First, just changing times I suppose, but a movie theater is not the right venue for a movie of this type. Also,

  • Vidal was gay. But his reflections on sex in general are stunning in their sensibility and startling for the time that he sat on national TV and espoused them.
  • Vidal’s partner, Howard Austen, died in 2003, and one gets a sense that the last nine years of Vidal’s life were a downward spiral. He was lonely. Aside from those closing years, Vidal comes across as a thoroughly happy man, confident in his abilities and affectionate of people in general. Austen said to Vidal around the time of his passing, “It went by so quickly.”

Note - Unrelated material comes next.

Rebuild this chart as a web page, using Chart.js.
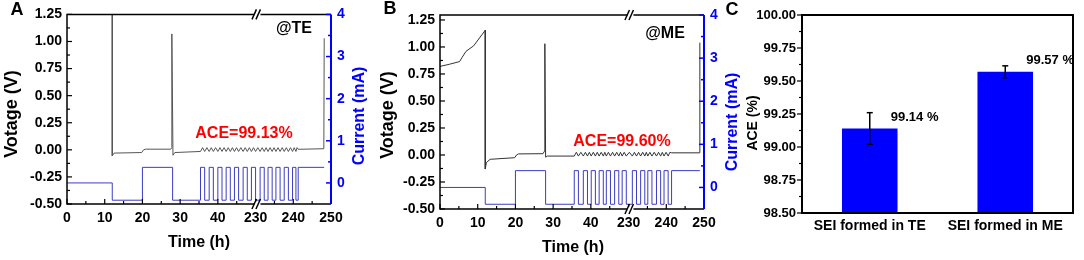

  • Gore was a graduate of Exeter Academy, and was accepted at Harvard. He said he realized at that time that he had been institutionalized his entire life, and opted to forgo college. I suspect Harvard would have tamed this man, robbed us of the wit, rancor, insight and talent that he possessed. It might have turned him into Erich Segal. [Or worse yet, Al Gore.]

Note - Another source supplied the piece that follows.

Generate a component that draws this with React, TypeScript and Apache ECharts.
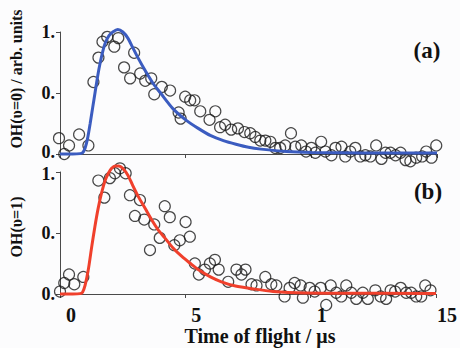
import React, { useEffect, useRef } from "react";
import * as echarts from "echarts";

// Panel (a): OH(v=0) measured points [time µs, intensity]
const dataA: number[][] = [
  [-0.04, 0.13], [0.17, 0.0], [0.36, 0.07], [0.76, 0.16], [1.13, 0.07],
  [1.33, 0.59], [1.53, 0.79], [1.69, 0.92], [1.88, 0.96], [2.16, 0.88],
  [2.32, 0.95], [2.95, 0.83], [2.55, 0.71], [2.79, 0.62], [3.19, 0.66],
  [3.39, 0.6], [3.63, 0.62], [3.75, 0.49], [4.05, 0.55], [4.38, 0.52],
  [4.98, 0.47], [5.18, 0.44], [5.35, 0.44], [4.72, 0.34], [4.8, 0.29],
  [5.58, 0.35], [5.95, 0.28], [6.18, 0.35], [6.37, 0.22], [6.57, 0.24],
  [6.81, 0.2], [7.08, 0.21], [7.34, 0.18], [7.57, 0.17], [7.77, 0.14],
  [7.97, 0.11], [8.17, 0.11], [8.37, 0.1], [8.57, 0.05], [8.76, 0.05],
  [8.96, 0.07], [9.19, 0.17], [9.36, 0.06], [9.6, 0.07], [9.79, 0.02],
  [10.0, 0.05], [10.16, 0.01], [10.39, 0.1], [10.56, 0.02], [10.8, -0.01],
  [10.96, 0.05], [11.2, 0.06], [11.35, -0.02], [11.55, 0.02], [11.75, 0.05],
  [11.95, -0.02], [12.15, -0.01], [12.35, -0.02], [12.58, 0.07], [12.79, -0.04],
  [12.95, 0.01], [13.15, 0.01], [13.35, -0.01], [13.55, 0.01], [13.75, -0.05],
  [13.94, -0.06], [14.17, -0.03], [14.41, -0.02], [14.57, 0.02], [14.78, -0.03],
  [14.97, 0.07],
];

// Panel (a): fitted curve
const fitA: number[][] = [
  [0, 0], [0.5, 0], [0.8, 0.003], [0.9, 0.01], [1.0, 0.05], [1.1, 0.13],
  [1.2, 0.25], [1.3, 0.38], [1.4, 0.51], [1.5, 0.64], [1.6, 0.75],
  [1.7, 0.84], [1.8, 0.91], [1.95, 0.97], [2.1, 1.0], [2.3, 1.02],
  [2.5, 1.0], [2.7, 0.95], [2.9, 0.87], [3.1, 0.79], [3.4, 0.68],
  [3.7, 0.58], [4.0, 0.5], [4.5, 0.37], [5.0, 0.28], [5.5, 0.21],
  [6.0, 0.15], [6.5, 0.11], [7.0, 0.08], [7.5, 0.055], [8.0, 0.04],
  [9.0, 0.02], [10.0, 0.012], [12.0, 0.008], [15.0, 0.008],
];

// Panel (b): OH(v=1) measured points
const dataB: number[][] = [
  [0.0, 0.02], [0.17, 0.09], [0.36, 0.16], [0.57, 0.08], [0.93, 0.14],
  [1.53, 0.93], [1.77, 0.79], [1.99, 0.95], [2.19, 0.99], [2.39, 1.03],
  [2.62, 0.99], [2.79, 0.81], [3.19, 0.77], [2.99, 0.64], [3.36, 0.61],
  [3.76, 0.57], [4.18, 0.72], [4.38, 0.63], [3.98, 0.46], [3.59, 0.36],
  [4.56, 0.4], [4.78, 0.44], [5.01, 0.59], [5.18, 0.47], [5.38, 0.25],
  [5.54, 0.16], [5.78, 0.2], [5.98, 0.25], [6.18, 0.28], [6.33, 0.2],
  [6.71, 0.1], [7.04, 0.2], [7.24, 0.16], [7.4, 0.2], [7.64, 0.08],
  [7.84, 0.07], [8.19, 0.14], [8.43, 0.08], [8.63, 0.07], [8.96, -0.02],
  [9.16, 0.05], [9.36, 0.09], [9.6, 0.07], [9.69, -0.03], [9.96, 0.05],
  [10.16, 0.02], [10.4, 0.05], [10.62, -0.09], [10.8, 0.07], [11.02, 0.01],
  [11.22, -0.02], [11.42, 0.07], [11.62, 0.01], [11.82, -0.04], [12.08, 0.01],
  [12.28, -0.04], [12.58, 0.03], [12.79, -0.02], [13.01, -0.04], [13.19, 0.03],
  [13.37, 0.02], [13.59, 0.05], [13.81, 0.01], [14.01, 0.01], [14.21, -0.02],
  [14.41, -0.02], [14.57, 0.07], [14.78, 0.03],
];

// Panel (b): fitted curve
const fitB: number[][] = [
  [0, 0], [0.5, 0], [0.8, 0.003], [0.9, 0.015], [1.0, 0.07], [1.13, 0.2],
  [1.26, 0.38], [1.39, 0.55], [1.52, 0.7], [1.66, 0.83], [1.8, 0.93],
  [1.93, 0.99], [2.06, 1.03], [2.2, 1.05], [2.35, 1.05], [2.5, 1.03],
  [2.72, 0.97], [2.9, 0.89], [3.12, 0.8], [3.4, 0.7], [3.65, 0.61],
  [3.9, 0.53], [4.18, 0.46], [4.5, 0.38], [4.85, 0.31], [5.2, 0.25],
  [5.51, 0.2], [6.0, 0.14], [6.44, 0.1], [7.0, 0.065], [7.77, 0.04],
  [8.5, 0.02], [9.1, 0.012], [10.5, 0.007], [15.0, 0.005],
];

const xTicks: Record<number, string> = { 0: "0", 5: "5", 10: "1", 15: "15" };
const yTicks: Record<number, string> = { 0: "0.", 0.5: "0.", 1: "1." };

const FONT = "'Liberation Serif', 'Times New Roman', serif";
const AXIS = "#4a4a4a";

export default function App() {
  const ref = useRef<HTMLDivElement>(null);

  useEffect(() => {
    if (!ref.current) return;
    const chart = echarts.init(ref.current, undefined, { renderer: "svg" });

    const xAxisBase = (idx: number, showLabel: boolean) => ({
      type: "value",
      gridIndex: idx,
      min: 0,
      max: 15,
      interval: 5,
      splitLine: { show: false },
      axisLine: { show: true, lineStyle: { color: AXIS, width: 1 } },
      axisTick: { show: true, length: 4, lineStyle: { color: AXIS } },
      axisLabel: {
        show: showLabel,
        formatter: (v: number) => xTicks[v] ?? "",
        fontFamily: FONT,
        fontWeight: "bold",
        fontSize: 20,
        color: "#111",
        margin: 11,
        padding: [0, 0, 0, 22],
      },
    });

    const labelRich = {
      fontFamily: FONT,
      fontWeight: "bold" as const,
      fontSize: 18,
      color: "#111",
    };

    // idx 0: top panel (nudge its "0." up); idx 1: bottom panel (nudge its "1." down)
    const yAxisBase = (idx: number) => ({
      type: "value",
      gridIndex: idx,
      min: 0,
      max: 1,
      interval: 0.5,
      splitLine: { show: false },
      axisLine: { show: true, lineStyle: { color: AXIS, width: 1 } },
      axisTick: { show: true, length: 4, lineStyle: { color: AXIS } },
      axisLabel: {
        formatter: (v: number) => {
          const t = yTicks[v] ?? "";
          if (idx === 0 && v === 0) return `{up|${t}}`;
          if (idx === 1 && v === 1) return `{dn|${t}}`;
          return `{n|${t}}`;
        },
        margin: 5,
        rich: {
          n: { ...labelRich, lineHeight: 16 },
          up: { ...labelRich, lineHeight: 16, padding: [0, 0, 4, 0] },
          dn: { ...labelRich, lineHeight: 16, padding: [4, 0, 0, 0] },
        },
      },
    });

    const scatter = (idx: number, data: number[][]) => ({
      type: "scatter",
      xAxisIndex: idx,
      yAxisIndex: idx,
      data,
      symbol: "circle",
      symbolSize: 11,
      clip: false,
      itemStyle: { color: "rgba(0,0,0,0)", borderColor: "#1a1a1a", borderWidth: 1.2 },
      z: 2,
    });

    const line = (idx: number, data: number[][], color: string) => ({
      type: "line",
      xAxisIndex: idx,
      yAxisIndex: idx,
      data,
      showSymbol: false,
      smooth: 0.25,
      clip: false,
      lineStyle: { color, width: 3 },
      z: 3,
    });

    const textStyle = (fontSize: number) => ({
      fontFamily: FONT,
      fontWeight: "bold",
      fontSize,
      fill: "#111",
      textAlign: "center",
      textVerticalAlign: "middle",
    });

    chart.setOption({
      animation: false,
      backgroundColor: "#fcfcfd",
      grid: [
        { left: 60, top: 32, width: 377, height: 122 },
        { left: 60, top: 172, width: 377, height: 122 },
      ],
      xAxis: [xAxisBase(0, false), xAxisBase(1, true)],
      yAxis: [yAxisBase(0), yAxisBase(1)],
      series: [
        scatter(0, dataA),
        line(0, fitA, "#3b5cc0"),
        scatter(1, dataB),
        line(1, fitB, "#f0402c"),
      ],
      graphic: [
        { type: "text", x: 427, y: 50, style: { text: "(a)", ...textStyle(23) } },
        { type: "text", x: 428, y: 191, style: { text: "(b)", ...textStyle(23) } },
        { type: "text", x: 260, y: 336, style: { text: "Time of flight / μs", ...textStyle(20) } },
        {
          type: "text",
          x: 16,
          y: 79,
          rotation: Math.PI / 2,
          style: { text: "OH(υ=0) / arb. units", ...textStyle(16) },
        },
        {
          type: "text",
          x: 16,
          y: 227,
          rotation: Math.PI / 2,
          style: { text: "OH(υ=1)", ...textStyle(16) },
        },
      ],
    });

    return () => chart.dispose();
  }, []);

  return (
    <div
      ref={ref}
      style={{ position: "fixed", left: 0, top: 0, width: 460, height: 348 }}
    />
  );
}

  • Austen and Vidal, according to Vidal, were not sexual partners. Vidal did not believe in having sex with friends, as it inevitably complicated friendship. Their expressions of love and devotion to one another, however, were profound. (He did say he would never turn down an opportunity to have sex or appear on TV.)
  • Vidal, even though born of the oligarchy, willfully cast it aside. He said that Truman Capote spent his whole life trying to get in to the thing that he was trying to get out of.

I enjoyed Vidal’s writings, mostly his historical tracts, and appreciate them now more than when I read them. I understand better now that the job of the historian in an empire is to walk backwards reassembling the facts to better shape and form our official lies. Vidal brought Burr and Lincoln to life for me, but more so helped me understand that it was Lincoln, and not the so-called founders, who invented the American Republic. It was the doe-eyed Missouri petty criminal Truman who destroyed it.

Men like Vidal pass by so seldom that I think it appropriate to pause and take note: His was a charmed life, and his contributions to American literature and intellectual culture are unparalleled. I cannot think of another of his caliber, though I know they are there. For right now, I am just mourning the loss of Gore Vidal.